▸ **Data for this exercise**:
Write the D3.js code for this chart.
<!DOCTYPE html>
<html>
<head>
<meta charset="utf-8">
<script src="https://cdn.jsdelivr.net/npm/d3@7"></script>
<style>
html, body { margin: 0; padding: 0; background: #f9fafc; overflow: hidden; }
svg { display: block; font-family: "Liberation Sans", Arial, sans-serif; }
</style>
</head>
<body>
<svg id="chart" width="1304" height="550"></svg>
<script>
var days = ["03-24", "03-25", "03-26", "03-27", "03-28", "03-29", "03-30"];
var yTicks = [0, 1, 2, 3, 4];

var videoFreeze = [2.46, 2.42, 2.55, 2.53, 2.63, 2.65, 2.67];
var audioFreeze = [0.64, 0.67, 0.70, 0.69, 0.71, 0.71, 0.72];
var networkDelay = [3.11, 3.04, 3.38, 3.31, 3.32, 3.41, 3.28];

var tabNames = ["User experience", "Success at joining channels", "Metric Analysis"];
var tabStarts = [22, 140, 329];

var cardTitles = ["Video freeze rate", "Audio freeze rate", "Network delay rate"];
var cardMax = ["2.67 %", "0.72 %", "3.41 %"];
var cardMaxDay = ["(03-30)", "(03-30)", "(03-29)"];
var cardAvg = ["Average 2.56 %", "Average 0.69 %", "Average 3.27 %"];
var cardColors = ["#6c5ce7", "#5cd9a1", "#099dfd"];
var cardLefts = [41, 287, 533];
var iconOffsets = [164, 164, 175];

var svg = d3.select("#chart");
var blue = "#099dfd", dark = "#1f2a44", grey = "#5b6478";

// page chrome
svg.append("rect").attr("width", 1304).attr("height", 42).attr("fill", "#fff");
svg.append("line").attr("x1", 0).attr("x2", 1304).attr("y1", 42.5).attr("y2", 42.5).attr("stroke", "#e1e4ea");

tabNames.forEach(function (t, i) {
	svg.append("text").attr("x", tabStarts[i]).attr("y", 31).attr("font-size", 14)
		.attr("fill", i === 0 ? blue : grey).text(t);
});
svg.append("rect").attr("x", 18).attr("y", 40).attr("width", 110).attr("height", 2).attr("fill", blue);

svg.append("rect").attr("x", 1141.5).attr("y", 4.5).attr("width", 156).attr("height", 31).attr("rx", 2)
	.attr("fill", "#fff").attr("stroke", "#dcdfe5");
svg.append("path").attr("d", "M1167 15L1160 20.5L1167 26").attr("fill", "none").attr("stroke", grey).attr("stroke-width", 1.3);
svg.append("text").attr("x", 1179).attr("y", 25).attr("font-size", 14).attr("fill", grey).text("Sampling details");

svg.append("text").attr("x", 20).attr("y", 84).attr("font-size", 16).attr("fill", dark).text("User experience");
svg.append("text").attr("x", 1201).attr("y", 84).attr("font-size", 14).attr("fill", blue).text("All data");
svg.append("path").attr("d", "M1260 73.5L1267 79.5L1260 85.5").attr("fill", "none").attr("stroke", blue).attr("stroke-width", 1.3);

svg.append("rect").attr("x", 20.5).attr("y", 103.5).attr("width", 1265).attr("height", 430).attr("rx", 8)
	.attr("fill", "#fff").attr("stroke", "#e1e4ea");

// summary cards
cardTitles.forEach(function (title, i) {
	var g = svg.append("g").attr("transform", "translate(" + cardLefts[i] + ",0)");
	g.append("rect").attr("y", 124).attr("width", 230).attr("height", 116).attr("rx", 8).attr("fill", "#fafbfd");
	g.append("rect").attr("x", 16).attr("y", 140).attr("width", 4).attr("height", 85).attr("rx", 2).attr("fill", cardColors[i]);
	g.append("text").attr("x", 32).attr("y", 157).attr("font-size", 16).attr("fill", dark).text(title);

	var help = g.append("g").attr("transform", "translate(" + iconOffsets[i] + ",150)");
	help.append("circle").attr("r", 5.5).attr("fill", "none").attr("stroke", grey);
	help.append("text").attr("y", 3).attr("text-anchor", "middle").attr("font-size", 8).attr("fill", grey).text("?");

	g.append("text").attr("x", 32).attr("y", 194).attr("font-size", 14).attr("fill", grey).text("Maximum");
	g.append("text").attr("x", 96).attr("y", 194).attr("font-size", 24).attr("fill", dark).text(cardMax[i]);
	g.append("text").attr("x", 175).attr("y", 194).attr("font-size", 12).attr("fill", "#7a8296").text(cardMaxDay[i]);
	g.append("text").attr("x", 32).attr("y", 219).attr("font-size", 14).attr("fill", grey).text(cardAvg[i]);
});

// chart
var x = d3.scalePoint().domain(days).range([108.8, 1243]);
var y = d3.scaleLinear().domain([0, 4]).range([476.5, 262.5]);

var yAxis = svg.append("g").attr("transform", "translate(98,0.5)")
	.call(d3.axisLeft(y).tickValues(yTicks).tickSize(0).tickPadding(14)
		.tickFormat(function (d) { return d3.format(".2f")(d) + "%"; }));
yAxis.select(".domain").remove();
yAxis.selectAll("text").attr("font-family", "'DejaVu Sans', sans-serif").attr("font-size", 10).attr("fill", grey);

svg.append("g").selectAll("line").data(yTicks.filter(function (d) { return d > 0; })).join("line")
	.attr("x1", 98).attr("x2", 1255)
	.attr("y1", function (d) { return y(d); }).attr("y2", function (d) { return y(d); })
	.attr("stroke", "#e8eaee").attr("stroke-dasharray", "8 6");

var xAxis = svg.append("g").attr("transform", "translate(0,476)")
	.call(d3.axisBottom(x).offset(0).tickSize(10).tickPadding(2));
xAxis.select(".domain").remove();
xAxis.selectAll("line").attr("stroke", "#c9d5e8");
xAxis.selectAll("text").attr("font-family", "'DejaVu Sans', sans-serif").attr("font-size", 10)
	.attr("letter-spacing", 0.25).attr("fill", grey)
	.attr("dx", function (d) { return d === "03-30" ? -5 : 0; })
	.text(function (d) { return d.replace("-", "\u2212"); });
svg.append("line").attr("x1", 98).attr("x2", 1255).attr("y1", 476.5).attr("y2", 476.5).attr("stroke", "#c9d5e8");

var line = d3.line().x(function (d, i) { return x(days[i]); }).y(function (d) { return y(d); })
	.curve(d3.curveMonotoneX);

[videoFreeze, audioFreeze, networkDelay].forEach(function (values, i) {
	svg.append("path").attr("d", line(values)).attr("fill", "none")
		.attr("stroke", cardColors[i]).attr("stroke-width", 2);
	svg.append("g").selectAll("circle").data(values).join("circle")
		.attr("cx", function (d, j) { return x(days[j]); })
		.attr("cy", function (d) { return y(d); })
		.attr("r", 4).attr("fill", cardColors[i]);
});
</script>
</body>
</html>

* * *

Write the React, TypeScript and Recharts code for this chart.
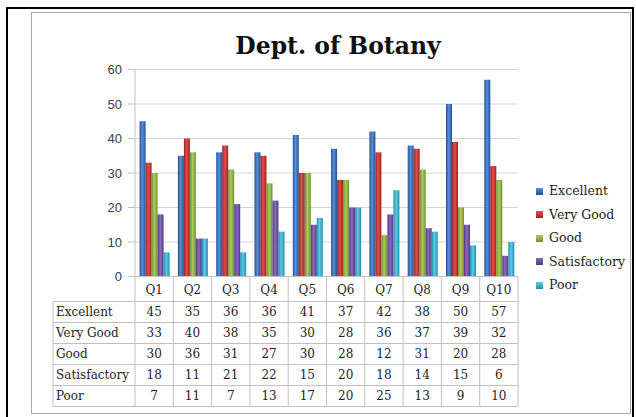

--

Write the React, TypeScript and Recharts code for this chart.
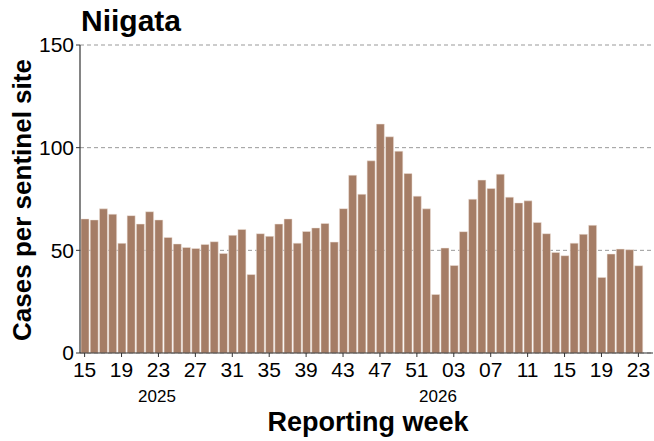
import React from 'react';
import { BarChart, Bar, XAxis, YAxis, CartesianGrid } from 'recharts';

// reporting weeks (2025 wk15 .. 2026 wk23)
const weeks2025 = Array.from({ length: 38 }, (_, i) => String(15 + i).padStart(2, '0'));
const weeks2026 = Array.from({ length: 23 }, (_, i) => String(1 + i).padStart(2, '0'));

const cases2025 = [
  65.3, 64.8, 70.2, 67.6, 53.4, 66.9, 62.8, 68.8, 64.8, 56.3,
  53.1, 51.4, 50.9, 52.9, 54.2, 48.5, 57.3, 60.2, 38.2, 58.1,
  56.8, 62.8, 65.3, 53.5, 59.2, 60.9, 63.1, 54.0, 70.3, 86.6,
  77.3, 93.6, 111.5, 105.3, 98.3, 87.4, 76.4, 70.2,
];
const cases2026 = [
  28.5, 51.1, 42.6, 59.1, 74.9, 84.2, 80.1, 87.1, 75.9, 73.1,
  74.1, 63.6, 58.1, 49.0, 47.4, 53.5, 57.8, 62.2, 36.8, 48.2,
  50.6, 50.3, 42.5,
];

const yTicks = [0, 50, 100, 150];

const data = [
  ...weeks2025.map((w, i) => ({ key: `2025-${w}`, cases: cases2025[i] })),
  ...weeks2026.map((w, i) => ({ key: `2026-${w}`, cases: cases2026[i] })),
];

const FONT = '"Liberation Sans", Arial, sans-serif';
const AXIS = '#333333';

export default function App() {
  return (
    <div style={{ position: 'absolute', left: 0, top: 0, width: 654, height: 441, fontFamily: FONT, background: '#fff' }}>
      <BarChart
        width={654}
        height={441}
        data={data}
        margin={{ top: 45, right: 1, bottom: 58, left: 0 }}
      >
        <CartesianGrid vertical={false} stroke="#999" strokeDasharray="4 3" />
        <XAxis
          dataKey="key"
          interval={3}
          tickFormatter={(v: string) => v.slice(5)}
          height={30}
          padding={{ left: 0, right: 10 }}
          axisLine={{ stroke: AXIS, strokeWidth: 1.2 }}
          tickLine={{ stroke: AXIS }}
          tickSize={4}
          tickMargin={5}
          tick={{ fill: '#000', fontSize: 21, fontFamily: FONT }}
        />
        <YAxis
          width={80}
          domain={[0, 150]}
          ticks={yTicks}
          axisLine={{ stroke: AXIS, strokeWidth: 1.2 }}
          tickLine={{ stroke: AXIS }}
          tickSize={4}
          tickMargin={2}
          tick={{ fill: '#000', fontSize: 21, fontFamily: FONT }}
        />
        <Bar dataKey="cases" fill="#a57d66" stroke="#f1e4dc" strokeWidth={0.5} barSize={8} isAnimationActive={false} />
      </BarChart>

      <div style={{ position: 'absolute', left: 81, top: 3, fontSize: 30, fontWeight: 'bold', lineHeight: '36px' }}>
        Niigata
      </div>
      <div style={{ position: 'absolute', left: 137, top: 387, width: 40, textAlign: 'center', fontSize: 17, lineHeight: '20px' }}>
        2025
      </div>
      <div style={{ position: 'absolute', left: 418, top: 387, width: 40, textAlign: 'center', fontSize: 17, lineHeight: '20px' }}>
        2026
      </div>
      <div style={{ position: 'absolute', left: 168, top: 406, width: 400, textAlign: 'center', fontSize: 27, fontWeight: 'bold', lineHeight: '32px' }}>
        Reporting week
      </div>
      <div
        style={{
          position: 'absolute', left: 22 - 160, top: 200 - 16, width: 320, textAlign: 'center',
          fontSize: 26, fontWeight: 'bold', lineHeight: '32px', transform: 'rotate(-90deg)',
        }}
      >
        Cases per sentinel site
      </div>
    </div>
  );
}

▸ **Requirement**:
Look back at the data above. Transcribe exactly the lines starting at the line that contains "Write the D3.js code for this chart." and ending at the line that contains "var tabStarts = [22, 140, 329];".

▸ **Exercise answer**:
Write the D3.js code for this chart.
<!DOCTYPE html>
<html>
<head>
<meta charset="utf-8">
<script src="https://cdn.jsdelivr.net/npm/d3@7"></script>
<style>
html, body { margin: 0; padding: 0; background: #f9fafc; overflow: hidden; }
svg { display: block; font-family: "Liberation Sans", Arial, sans-serif; }
</style>
</head>
<body>
<svg id="chart" width="1304" height="550"></svg>
<script>
var days = ["03-24", "03-25", "03-26", "03-27", "03-28", "03-29", "03-30"];
var yTicks = [0, 1, 2, 3, 4];

var videoFreeze = [2.46, 2.42, 2.55, 2.53, 2.63, 2.65, 2.67];
var audioFreeze = [0.64, 0.67, 0.70, 0.69, 0.71, 0.71, 0.72];
var networkDelay = [3.11, 3.04, 3.38, 3.31, 3.32, 3.41, 3.28];

var tabNames = ["User experience", "Success at joining channels", "Metric Analysis"];
var tabStarts = [22, 140, 329];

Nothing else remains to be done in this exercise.